Accordingly, an object of the present invention is to provide a non-volatile memory of which the integration can be improved easily without lowering the characteristics and reliability thereof.
Another object of the present invention is to provide a method for fabricating a non-volatile memory in which the integration of the memory can be improved easily without lowering the characteristics and reliability thereof.
Additional objects, advantages and novel features of the present invention will be set forth in part in the description that follows, and in part will become apparent to those skilled in the art upon examination of the following or may be learned by practice of the invention. The objects and advantages of the invention may be realized and attained by means of the instrumentalities and combinations particularly pointed out in the appended claims.
According to a first aspect of the present invention, a non-volatile memory includes a substrate: a floating gate electrode and a control gate electrode formed on the substrate; and an active layer formed around the control gate and the floating gate. The active layer has source and drain and a channel layer between the source and drain.
The active layer may be formed to be overlapped with the floating gate electrode in a first direction, which is parallel to the silicon substrate.

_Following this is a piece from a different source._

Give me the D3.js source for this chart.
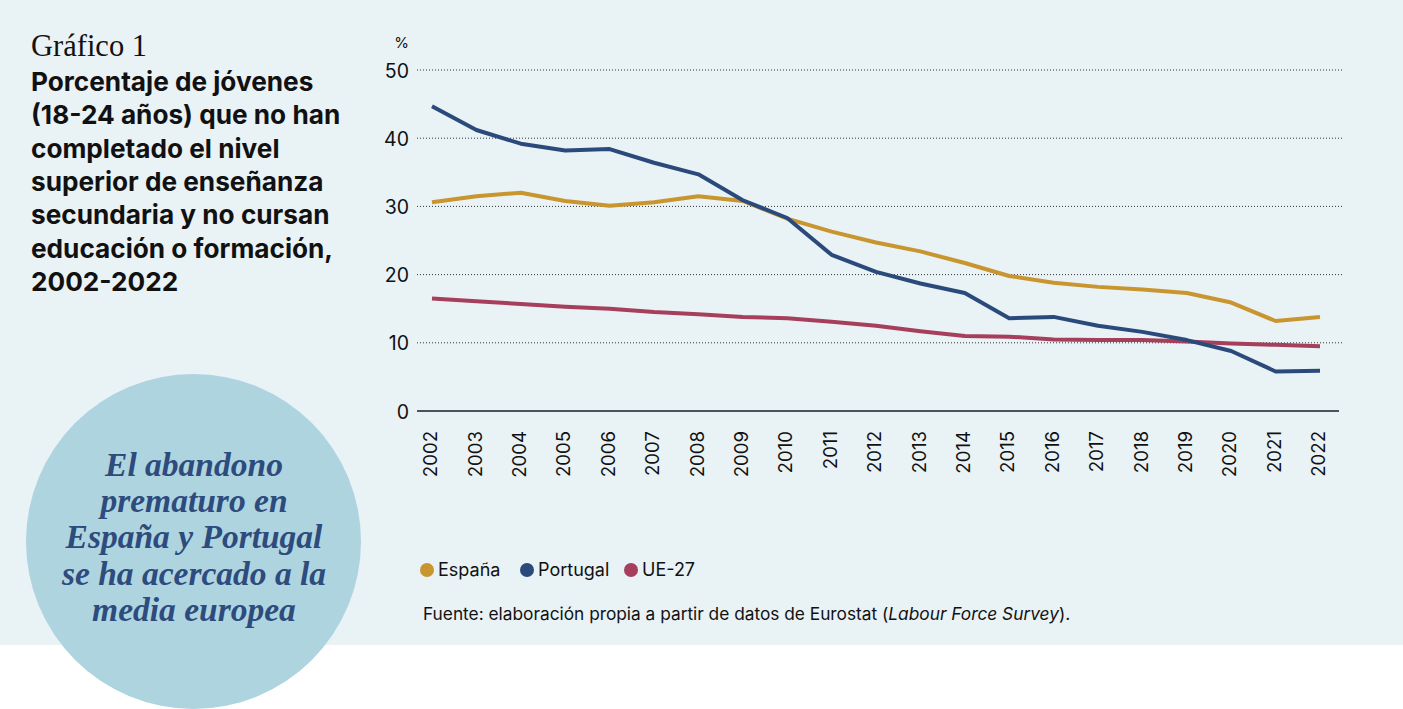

Other wise, the active layer is formed not to be overlapped completely with the floating gate electrode in the first direction.
According to a second aspect of the present invention, a method for fabricating a non-volatile memory includes the steps of providing a first conductive type of silicon substrate; etching the silicon substrate to form a groove extending two orthogonal directions in matrix; forming a cell isolating insulation layer in the groove; etching the silicon substrate to form a cavity for each memory cell and a first conductive type of active region on an inner surface of the cavity; forming a common source region on the silicon substrate entirely; forming a drain region on the active region; forming a first insulating layer on the common source region at the bottom of the cavity; forming a second insulating layer on an inner side surface of the cavity surrounded by the active region; forming a second conductive type of floating gate electrode on an inner side surface of the second insulating layer; forming a third insulating layer on an inner side surface of the floating gate electrode; and forming a second conductive type of control gate electrode in the cavity surrounded by the third insulating layer.
Another method includes the steps of: providing a first conductive type of silicon substrate; etching the silicon substrate to form a cavity for each memory cell and a first conductive type of active region left in the cavity; forming a common source region on the silicon substrate entirely and a drain region on the active region by a self alignment process; forming a gate insulating layer, a floating gate electrode, an inter-gate insulating layer and a control gate electrode are formed around the active region in order by a self alignment process; and forming a cell isolating insulation layer between two of the adjacent cavities.